- _BRIEF_:
Write the lines out exactly as they stand, from the one containing "Rebuild this chart" through the one containing "Chart.register(...registerables);", and only those. Omit pictures.

- _DATASET EXTRACT_:

>> BEGIN

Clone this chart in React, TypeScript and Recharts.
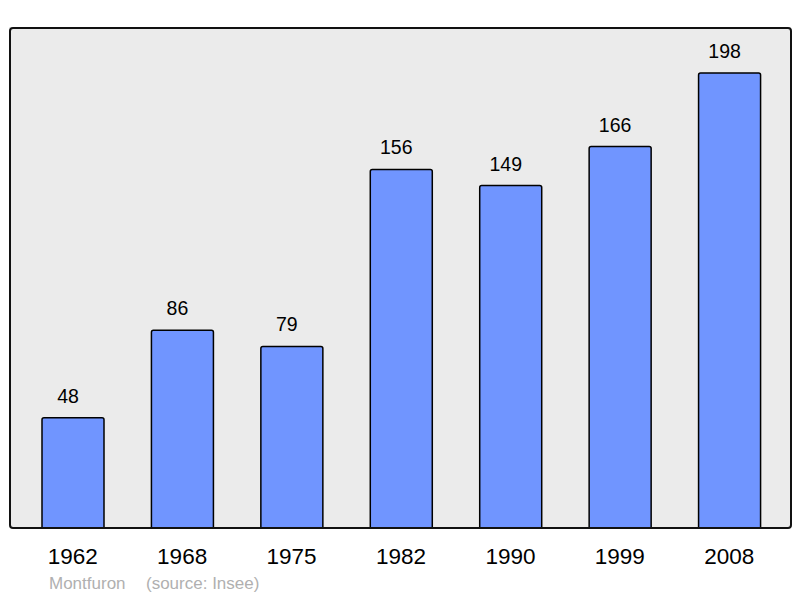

>> END
>> BEGIN

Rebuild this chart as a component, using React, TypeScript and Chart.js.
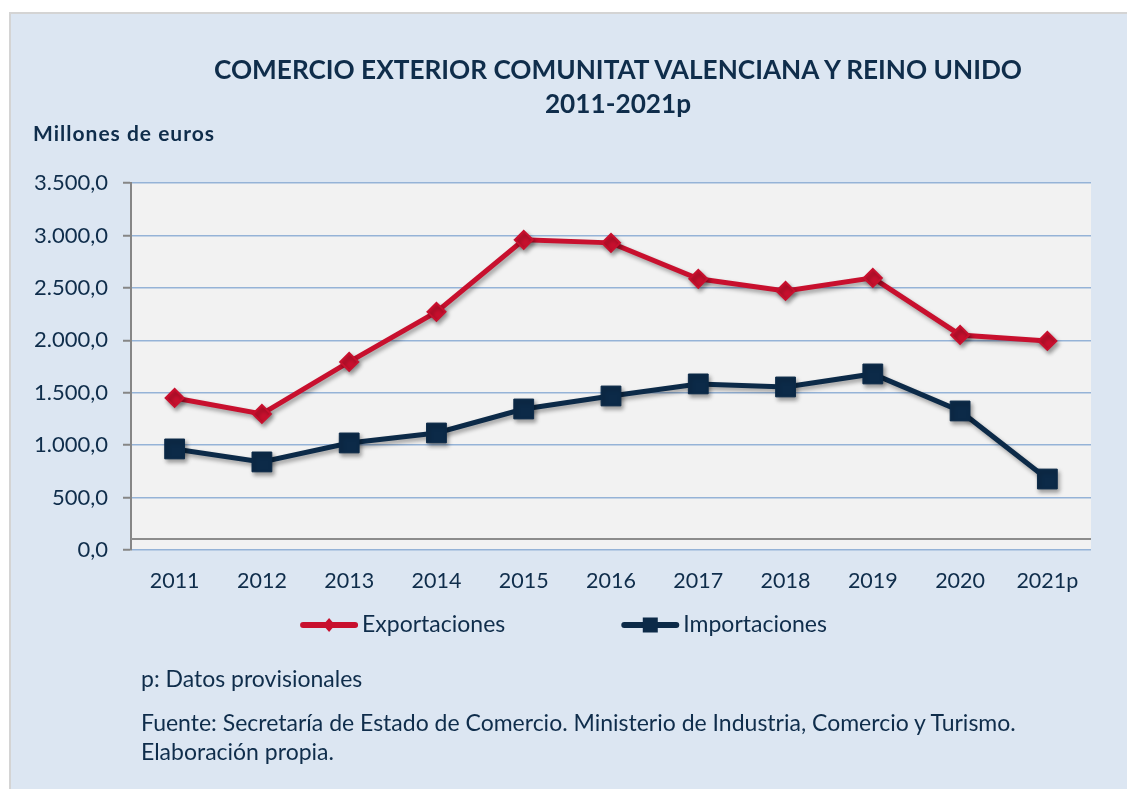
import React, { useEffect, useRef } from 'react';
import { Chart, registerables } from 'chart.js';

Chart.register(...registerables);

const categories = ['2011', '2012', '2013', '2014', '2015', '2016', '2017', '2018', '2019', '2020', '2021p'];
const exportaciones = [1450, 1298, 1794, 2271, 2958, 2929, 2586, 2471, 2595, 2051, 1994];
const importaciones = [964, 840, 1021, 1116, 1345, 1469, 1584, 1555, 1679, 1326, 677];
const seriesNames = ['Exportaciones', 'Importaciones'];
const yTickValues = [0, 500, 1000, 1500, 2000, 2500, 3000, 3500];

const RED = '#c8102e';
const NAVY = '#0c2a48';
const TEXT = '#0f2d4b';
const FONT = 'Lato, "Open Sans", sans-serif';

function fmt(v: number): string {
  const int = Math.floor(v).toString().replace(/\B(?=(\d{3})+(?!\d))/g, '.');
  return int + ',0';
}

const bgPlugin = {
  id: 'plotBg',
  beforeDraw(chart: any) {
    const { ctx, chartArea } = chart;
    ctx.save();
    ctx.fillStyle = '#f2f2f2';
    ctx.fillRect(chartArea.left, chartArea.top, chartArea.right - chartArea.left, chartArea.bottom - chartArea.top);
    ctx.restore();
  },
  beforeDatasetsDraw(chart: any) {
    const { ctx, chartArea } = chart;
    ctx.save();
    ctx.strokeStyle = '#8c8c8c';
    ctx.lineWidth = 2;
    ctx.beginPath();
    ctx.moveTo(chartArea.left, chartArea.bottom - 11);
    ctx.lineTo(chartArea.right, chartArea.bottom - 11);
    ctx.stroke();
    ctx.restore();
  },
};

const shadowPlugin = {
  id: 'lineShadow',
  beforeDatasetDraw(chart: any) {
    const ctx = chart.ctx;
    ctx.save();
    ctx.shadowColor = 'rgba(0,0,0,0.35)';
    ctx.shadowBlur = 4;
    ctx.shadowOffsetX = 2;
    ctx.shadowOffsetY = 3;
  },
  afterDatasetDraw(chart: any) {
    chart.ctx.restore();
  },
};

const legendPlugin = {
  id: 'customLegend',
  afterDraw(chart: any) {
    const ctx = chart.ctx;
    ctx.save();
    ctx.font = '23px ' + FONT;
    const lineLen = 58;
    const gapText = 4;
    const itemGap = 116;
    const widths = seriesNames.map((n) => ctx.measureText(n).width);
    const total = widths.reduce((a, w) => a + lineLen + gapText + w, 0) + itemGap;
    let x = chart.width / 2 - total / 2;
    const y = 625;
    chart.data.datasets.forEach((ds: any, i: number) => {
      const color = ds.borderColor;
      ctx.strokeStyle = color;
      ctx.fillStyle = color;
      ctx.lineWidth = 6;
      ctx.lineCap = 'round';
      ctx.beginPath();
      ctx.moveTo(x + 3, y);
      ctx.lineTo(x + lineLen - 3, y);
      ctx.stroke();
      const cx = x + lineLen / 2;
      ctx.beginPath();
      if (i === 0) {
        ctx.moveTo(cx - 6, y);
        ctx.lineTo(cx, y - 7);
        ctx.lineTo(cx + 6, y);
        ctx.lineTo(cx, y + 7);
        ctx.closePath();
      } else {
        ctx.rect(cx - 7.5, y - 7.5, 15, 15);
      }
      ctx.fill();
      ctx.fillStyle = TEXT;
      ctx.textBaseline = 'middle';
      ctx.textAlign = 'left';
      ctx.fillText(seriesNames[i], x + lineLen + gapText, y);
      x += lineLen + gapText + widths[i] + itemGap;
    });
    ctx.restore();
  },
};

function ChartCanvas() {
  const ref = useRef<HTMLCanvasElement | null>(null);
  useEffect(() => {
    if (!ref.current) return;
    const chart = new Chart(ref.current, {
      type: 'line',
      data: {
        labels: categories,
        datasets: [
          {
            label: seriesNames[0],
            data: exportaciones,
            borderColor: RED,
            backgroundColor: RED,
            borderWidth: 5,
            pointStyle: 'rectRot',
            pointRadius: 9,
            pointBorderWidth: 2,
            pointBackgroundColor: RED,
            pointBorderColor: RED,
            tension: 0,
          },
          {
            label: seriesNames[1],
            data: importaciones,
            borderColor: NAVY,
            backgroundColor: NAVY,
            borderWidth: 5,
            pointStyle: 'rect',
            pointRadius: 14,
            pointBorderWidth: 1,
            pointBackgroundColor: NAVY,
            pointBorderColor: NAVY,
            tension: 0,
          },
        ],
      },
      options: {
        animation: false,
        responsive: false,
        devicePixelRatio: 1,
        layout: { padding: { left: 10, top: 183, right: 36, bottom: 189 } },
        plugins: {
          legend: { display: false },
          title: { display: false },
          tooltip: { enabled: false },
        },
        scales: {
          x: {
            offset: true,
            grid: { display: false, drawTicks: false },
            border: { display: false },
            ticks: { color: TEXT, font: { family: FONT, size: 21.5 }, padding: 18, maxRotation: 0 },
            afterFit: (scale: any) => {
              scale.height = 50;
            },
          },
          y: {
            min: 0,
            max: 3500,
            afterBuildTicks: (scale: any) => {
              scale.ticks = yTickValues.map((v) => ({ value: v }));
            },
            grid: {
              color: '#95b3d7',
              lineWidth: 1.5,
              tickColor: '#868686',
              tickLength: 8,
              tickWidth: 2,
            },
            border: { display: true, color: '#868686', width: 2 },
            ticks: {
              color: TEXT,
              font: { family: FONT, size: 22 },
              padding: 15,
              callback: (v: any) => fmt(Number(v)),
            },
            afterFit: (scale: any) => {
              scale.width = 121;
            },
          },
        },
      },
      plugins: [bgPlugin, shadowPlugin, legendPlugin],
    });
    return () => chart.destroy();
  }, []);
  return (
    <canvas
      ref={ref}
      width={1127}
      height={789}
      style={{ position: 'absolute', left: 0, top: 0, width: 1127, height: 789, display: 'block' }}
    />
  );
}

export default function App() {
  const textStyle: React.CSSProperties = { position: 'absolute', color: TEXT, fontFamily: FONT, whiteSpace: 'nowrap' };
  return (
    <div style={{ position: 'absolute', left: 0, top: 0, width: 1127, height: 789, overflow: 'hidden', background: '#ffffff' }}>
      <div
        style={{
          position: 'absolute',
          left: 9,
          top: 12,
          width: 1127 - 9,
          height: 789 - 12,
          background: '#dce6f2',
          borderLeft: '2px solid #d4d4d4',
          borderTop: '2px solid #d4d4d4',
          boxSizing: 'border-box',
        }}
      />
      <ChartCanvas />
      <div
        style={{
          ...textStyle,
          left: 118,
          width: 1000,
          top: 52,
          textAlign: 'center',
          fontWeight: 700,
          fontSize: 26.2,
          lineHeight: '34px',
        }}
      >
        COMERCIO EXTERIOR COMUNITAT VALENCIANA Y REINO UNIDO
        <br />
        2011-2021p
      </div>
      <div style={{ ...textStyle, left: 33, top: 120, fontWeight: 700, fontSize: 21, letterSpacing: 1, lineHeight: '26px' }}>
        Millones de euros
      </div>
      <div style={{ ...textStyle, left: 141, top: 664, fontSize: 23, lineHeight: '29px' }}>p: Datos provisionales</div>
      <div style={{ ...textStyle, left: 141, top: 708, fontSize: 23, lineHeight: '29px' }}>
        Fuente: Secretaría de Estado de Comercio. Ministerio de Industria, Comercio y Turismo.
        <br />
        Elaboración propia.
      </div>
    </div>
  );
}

>> END

- _ANSWER TO THIS TASK_:
Rebuild this chart as a component, using React, TypeScript and Chart.js.
import React, { useEffect, useRef } from 'react';
import { Chart, registerables } from 'chart.js';

Chart.register(...registerables);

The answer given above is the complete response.